### Task
Take the lines from the head of the listing through the one bearing "ax.set_xlim(0, W); ax.set_ylim(H, 0);" and copy them exactly, leaving every picture out.

### Dataset section
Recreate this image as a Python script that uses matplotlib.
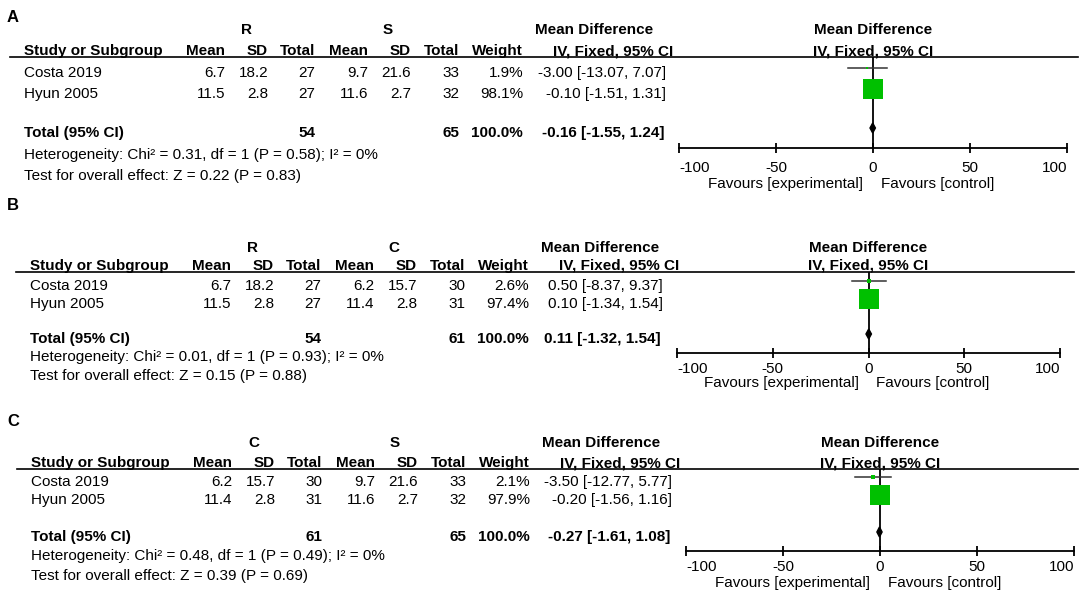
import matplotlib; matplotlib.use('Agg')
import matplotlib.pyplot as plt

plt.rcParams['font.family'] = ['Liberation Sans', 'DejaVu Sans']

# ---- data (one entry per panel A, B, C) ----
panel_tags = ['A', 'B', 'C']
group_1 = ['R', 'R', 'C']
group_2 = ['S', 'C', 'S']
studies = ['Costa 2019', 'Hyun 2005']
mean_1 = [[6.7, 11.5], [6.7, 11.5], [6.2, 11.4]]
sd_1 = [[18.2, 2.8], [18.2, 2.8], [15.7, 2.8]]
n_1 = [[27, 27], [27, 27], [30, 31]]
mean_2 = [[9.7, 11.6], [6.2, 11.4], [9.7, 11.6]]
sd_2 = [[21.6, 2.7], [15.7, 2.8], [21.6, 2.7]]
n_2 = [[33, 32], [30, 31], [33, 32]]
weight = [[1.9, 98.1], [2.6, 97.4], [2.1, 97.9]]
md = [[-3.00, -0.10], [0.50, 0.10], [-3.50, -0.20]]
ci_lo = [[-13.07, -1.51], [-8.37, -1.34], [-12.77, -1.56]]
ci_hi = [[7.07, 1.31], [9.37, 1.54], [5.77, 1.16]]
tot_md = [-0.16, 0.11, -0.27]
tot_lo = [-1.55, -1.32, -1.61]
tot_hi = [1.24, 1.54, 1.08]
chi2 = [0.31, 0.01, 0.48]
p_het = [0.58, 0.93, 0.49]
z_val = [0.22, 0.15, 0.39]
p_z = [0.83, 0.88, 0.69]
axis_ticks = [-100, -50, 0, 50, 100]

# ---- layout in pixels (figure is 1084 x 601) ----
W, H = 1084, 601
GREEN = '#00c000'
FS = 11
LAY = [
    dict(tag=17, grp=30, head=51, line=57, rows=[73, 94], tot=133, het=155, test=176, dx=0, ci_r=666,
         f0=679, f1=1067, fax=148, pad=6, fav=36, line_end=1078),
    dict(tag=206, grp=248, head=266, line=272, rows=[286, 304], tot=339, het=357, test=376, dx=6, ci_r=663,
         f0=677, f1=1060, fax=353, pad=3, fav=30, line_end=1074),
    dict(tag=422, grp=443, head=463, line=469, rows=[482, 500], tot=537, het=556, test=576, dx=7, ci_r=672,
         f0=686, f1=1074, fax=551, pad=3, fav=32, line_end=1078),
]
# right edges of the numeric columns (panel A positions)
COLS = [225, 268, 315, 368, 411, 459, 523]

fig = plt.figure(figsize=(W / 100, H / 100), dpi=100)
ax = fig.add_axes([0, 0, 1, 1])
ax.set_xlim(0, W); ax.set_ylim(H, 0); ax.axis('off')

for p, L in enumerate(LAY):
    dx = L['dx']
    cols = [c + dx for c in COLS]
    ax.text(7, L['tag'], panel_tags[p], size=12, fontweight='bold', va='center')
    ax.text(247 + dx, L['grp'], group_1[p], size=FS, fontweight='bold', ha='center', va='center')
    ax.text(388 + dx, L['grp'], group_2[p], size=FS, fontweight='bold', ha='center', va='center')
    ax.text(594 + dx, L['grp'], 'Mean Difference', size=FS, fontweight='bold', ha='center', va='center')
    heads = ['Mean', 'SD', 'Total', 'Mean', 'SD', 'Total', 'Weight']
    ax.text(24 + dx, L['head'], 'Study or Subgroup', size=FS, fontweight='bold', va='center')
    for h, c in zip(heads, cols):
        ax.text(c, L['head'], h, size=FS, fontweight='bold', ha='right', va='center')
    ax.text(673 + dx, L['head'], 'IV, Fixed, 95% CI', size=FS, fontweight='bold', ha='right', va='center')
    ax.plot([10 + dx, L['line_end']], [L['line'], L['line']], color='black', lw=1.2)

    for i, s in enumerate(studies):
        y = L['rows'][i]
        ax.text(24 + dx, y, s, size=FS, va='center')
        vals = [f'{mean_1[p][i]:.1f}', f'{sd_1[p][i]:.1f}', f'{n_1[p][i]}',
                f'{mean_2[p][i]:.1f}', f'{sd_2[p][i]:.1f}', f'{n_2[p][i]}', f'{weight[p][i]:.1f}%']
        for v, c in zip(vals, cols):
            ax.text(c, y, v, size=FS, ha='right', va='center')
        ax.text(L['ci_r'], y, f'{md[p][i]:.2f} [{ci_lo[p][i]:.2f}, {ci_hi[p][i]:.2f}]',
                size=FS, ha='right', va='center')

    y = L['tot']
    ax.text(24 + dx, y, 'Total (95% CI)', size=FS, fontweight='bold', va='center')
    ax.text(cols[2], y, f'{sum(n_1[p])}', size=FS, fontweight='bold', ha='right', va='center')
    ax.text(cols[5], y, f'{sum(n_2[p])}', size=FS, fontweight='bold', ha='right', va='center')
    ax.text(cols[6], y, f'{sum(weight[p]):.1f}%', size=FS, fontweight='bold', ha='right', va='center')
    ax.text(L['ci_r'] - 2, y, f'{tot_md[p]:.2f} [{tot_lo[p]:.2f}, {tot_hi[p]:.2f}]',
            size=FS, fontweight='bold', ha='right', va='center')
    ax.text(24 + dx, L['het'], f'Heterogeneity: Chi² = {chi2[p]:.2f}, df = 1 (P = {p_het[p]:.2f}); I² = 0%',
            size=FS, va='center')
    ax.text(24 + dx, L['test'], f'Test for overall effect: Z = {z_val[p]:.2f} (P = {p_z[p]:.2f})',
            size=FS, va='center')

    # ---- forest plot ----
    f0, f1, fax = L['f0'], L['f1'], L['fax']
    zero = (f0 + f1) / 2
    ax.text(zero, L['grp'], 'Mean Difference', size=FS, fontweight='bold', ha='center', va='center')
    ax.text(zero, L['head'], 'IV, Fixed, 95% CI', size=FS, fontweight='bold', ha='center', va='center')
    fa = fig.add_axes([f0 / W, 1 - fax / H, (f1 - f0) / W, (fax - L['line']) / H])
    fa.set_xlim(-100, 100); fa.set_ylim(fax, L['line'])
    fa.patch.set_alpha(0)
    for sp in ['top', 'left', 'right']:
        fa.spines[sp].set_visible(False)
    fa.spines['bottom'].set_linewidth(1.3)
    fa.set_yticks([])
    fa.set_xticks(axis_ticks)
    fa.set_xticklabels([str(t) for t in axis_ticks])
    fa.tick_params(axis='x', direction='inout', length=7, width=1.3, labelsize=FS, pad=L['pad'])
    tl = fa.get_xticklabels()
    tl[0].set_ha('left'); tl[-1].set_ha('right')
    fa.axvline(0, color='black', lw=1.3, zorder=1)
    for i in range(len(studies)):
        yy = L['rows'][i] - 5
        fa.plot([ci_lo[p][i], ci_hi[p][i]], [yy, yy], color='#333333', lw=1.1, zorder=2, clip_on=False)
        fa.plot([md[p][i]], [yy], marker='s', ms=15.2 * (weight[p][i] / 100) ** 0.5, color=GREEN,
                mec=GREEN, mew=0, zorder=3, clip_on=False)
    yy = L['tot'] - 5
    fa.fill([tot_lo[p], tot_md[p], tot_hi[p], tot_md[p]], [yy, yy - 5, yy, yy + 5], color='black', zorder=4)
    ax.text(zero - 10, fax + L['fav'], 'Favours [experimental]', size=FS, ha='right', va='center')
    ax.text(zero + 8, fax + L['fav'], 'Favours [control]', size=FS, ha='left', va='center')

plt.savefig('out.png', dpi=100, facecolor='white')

### Answer to the problem
Recreate this image as a Python script that uses matplotlib.
import matplotlib; matplotlib.use('Agg')
import matplotlib.pyplot as plt

plt.rcParams['font.family'] = ['Liberation Sans', 'DejaVu Sans']

# ---- data (one entry per panel A, B, C) ----
panel_tags = ['A', 'B', 'C']
group_1 = ['R', 'R', 'C']
group_2 = ['S', 'C', 'S']
studies = ['Costa 2019', 'Hyun 2005']
mean_1 = [[6.7, 11.5], [6.7, 11.5], [6.2, 11.4]]
sd_1 = [[18.2, 2.8], [18.2, 2.8], [15.7, 2.8]]
n_1 = [[27, 27], [27, 27], [30, 31]]
mean_2 = [[9.7, 11.6], [6.2, 11.4], [9.7, 11.6]]
sd_2 = [[21.6, 2.7], [15.7, 2.8], [21.6, 2.7]]
n_2 = [[33, 32], [30, 31], [33, 32]]
weight = [[1.9, 98.1], [2.6, 97.4], [2.1, 97.9]]
md = [[-3.00, -0.10], [0.50, 0.10], [-3.50, -0.20]]
ci_lo = [[-13.07, -1.51], [-8.37, -1.34], [-12.77, -1.56]]
ci_hi = [[7.07, 1.31], [9.37, 1.54], [5.77, 1.16]]
tot_md = [-0.16, 0.11, -0.27]
tot_lo = [-1.55, -1.32, -1.61]
tot_hi = [1.24, 1.54, 1.08]
chi2 = [0.31, 0.01, 0.48]
p_het = [0.58, 0.93, 0.49]
z_val = [0.22, 0.15, 0.39]
p_z = [0.83, 0.88, 0.69]
axis_ticks = [-100, -50, 0, 50, 100]

# ---- layout in pixels (figure is 1084 x 601) ----
W, H = 1084, 601
GREEN = '#00c000'
FS = 11
LAY = [
    dict(tag=17, grp=30, head=51, line=57, rows=[73, 94], tot=133, het=155, test=176, dx=0, ci_r=666,
         f0=679, f1=1067, fax=148, pad=6, fav=36, line_end=1078),
    dict(tag=206, grp=248, head=266, line=272, rows=[286, 304], tot=339, het=357, test=376, dx=6, ci_r=663,
         f0=677, f1=1060, fax=353, pad=3, fav=30, line_end=1074),
    dict(tag=422, grp=443, head=463, line=469, rows=[482, 500], tot=537, het=556, test=576, dx=7, ci_r=672,
         f0=686, f1=1074, fax=551, pad=3, fav=32, line_end=1078),
]
# right edges of the numeric columns (panel A positions)
COLS = [225, 268, 315, 368, 411, 459, 523]

fig = plt.figure(figsize=(W / 100, H / 100), dpi=100)
ax = fig.add_axes([0, 0, 1, 1])
ax.set_xlim(0, W); ax.set_ylim(H, 0); ax.axis('off')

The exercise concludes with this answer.